Do this: All of the material below is to be restated word for word, apart from the pictures.

*** Available data ***

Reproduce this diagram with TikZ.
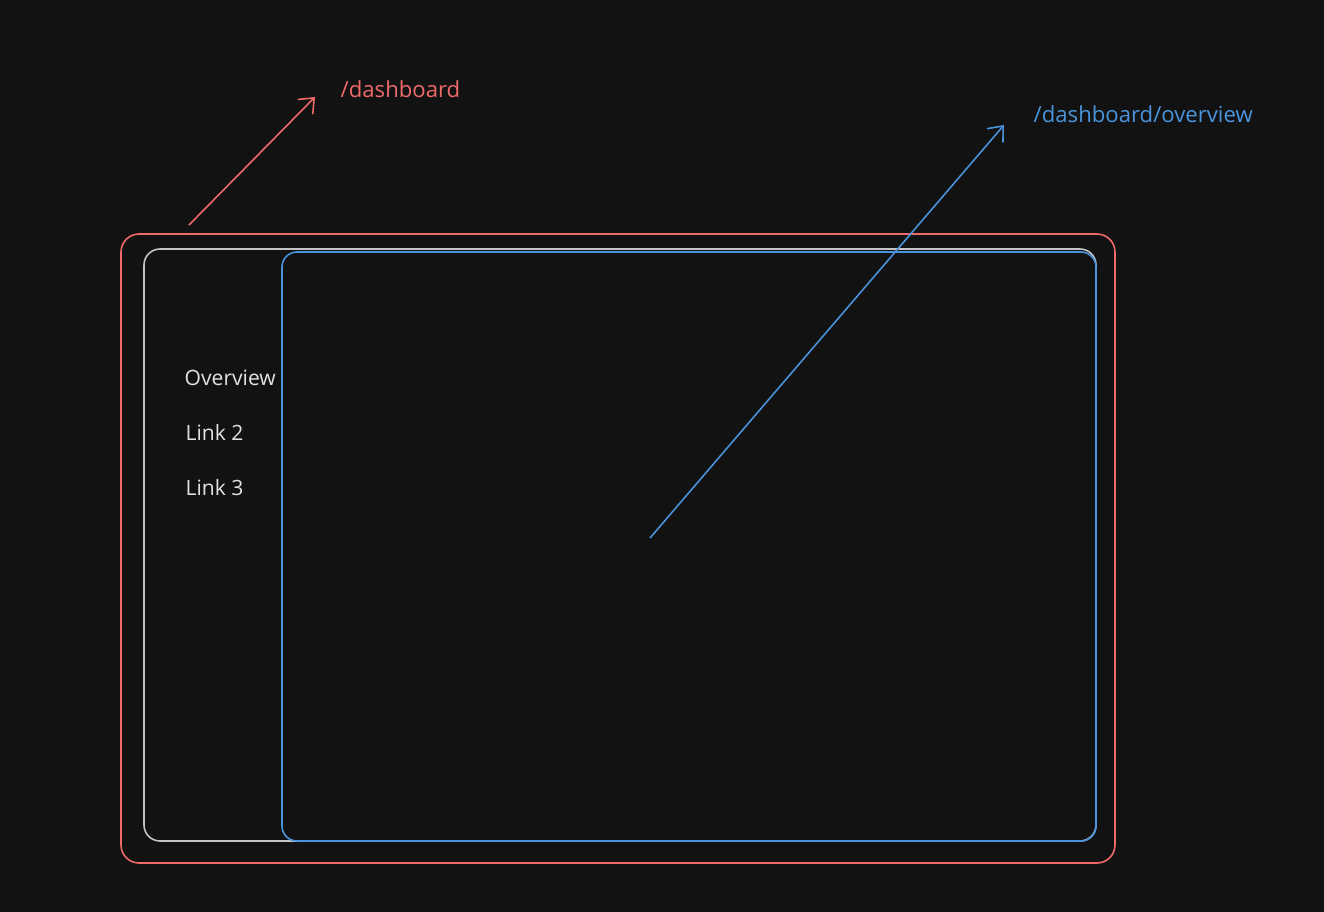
\documentclass[tikz,border=0pt]{standalone}
\usepackage{fontspec}
\setmainfont{Open Sans}
\usetikzlibrary{arrows.meta}
\definecolor{bg}{HTML}{121212}
\definecolor{routered}{HTML}{F06A6A}
\definecolor{routeblue}{HTML}{4A94DC}
\definecolor{sidegray}{HTML}{C4C4C4}
\definecolor{linktext}{HTML}{E2E2E2}

\begin{document}
\begin{tikzpicture}[x=1cm,y=-1cm,
    frame/.style={draw, line width=0.45pt, inner sep=0pt, outer sep=0pt},
    link/.style={anchor=west, text=linktext, font=\fontsize{6pt}{7pt}\selectfont, inner sep=0pt},
    route/.style={anchor=west, font=\fontsize{6.3pt}{7pt}\selectfont, inner sep=0pt},
    pointer/.style={line width=0.45pt, -{Straight Barb[length=3.6pt,width=6pt]}}]
\fill[bg] (0,0) rectangle (13.24,9.12);
\useasboundingbox (0,0) rectangle (13.24,9.12);
    \begin{scope}[shift={(0,0)}]
\node[frame, routered, rounded corners=0.18cm, minimum width=9.94cm, minimum height=6.29cm] (layout) at (6.18,5.485) {};
\node[frame, sidegray, rounded corners=0.16cm, minimum width=9.52cm, minimum height=5.92cm] (sidebar) at (6.20,5.45) {};
\node[frame, routeblue, rounded corners=0.15cm, minimum width=8.14cm, minimum height=5.89cm] (page) at (6.89,5.465) {};
\node[link] (overview) at (1.84,3.78) {Overview};
\node[link] (link2) at (1.85,4.32) {Link 2};
\node[link] (link3) at (1.85,4.88) {Link 3};
\node[route, text=routered] (dash) at (3.40,0.89) {/dashboard};
\node[route, text=routeblue] (dashover) at (10.33,1.14) {/dashboard/overview};
\coordinate (redtail) at (1.89,2.25);
\coordinate (redtip) at (3.15,0.97);
\coordinate (bluetail) at (6.50,5.38);
\coordinate (bluetip) at (10.04,1.25);
\draw[pointer, routered] (redtail) -- (redtip);
\draw[pointer, routeblue] (bluetail) -- (bluetip);
\end{scope}
\end{tikzpicture}
\end{document}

***

Complete answer:
Reproduce this diagram with TikZ.
\documentclass[tikz,border=0pt]{standalone}
\usepackage{fontspec}
\setmainfont{Open Sans}
\usetikzlibrary{arrows.meta}
\definecolor{bg}{HTML}{121212}
\definecolor{routered}{HTML}{F06A6A}
\definecolor{routeblue}{HTML}{4A94DC}
\definecolor{sidegray}{HTML}{C4C4C4}
\definecolor{linktext}{HTML}{E2E2E2}

\begin{document}
\begin{tikzpicture}[x=1cm,y=-1cm,
    frame/.style={draw, line width=0.45pt, inner sep=0pt, outer sep=0pt},
    link/.style={anchor=west, text=linktext, font=\fontsize{6pt}{7pt}\selectfont, inner sep=0pt},
    route/.style={anchor=west, font=\fontsize{6.3pt}{7pt}\selectfont, inner sep=0pt},
    pointer/.style={line width=0.45pt, -{Straight Barb[length=3.6pt,width=6pt]}}]
\fill[bg] (0,0) rectangle (13.24,9.12);
\useasboundingbox (0,0) rectangle (13.24,9.12);
    \begin{scope}[shift={(0,0)}]
\node[frame, routered, rounded corners=0.18cm, minimum width=9.94cm, minimum height=6.29cm] (layout) at (6.18,5.485) {};
\node[frame, sidegray, rounded corners=0.16cm, minimum width=9.52cm, minimum height=5.92cm] (sidebar) at (6.20,5.45) {};
\node[frame, routeblue, rounded corners=0.15cm, minimum width=8.14cm, minimum height=5.89cm] (page) at (6.89,5.465) {};
\node[link] (overview) at (1.84,3.78) {Overview};
\node[link] (link2) at (1.85,4.32) {Link 2};
\node[link] (link3) at (1.85,4.88) {Link 3};
\node[route, text=routered] (dash) at (3.40,0.89) {/dashboard};
\node[route, text=routeblue] (dashover) at (10.33,1.14) {/dashboard/overview};
\coordinate (redtail) at (1.89,2.25);
\coordinate (redtip) at (3.15,0.97);
\coordinate (bluetail) at (6.50,5.38);
\coordinate (bluetip) at (10.04,1.25);
\draw[pointer, routered] (redtail) -- (redtip);
\draw[pointer, routeblue] (bluetail) -- (bluetip);
\end{scope}
\end{tikzpicture}
\end{document}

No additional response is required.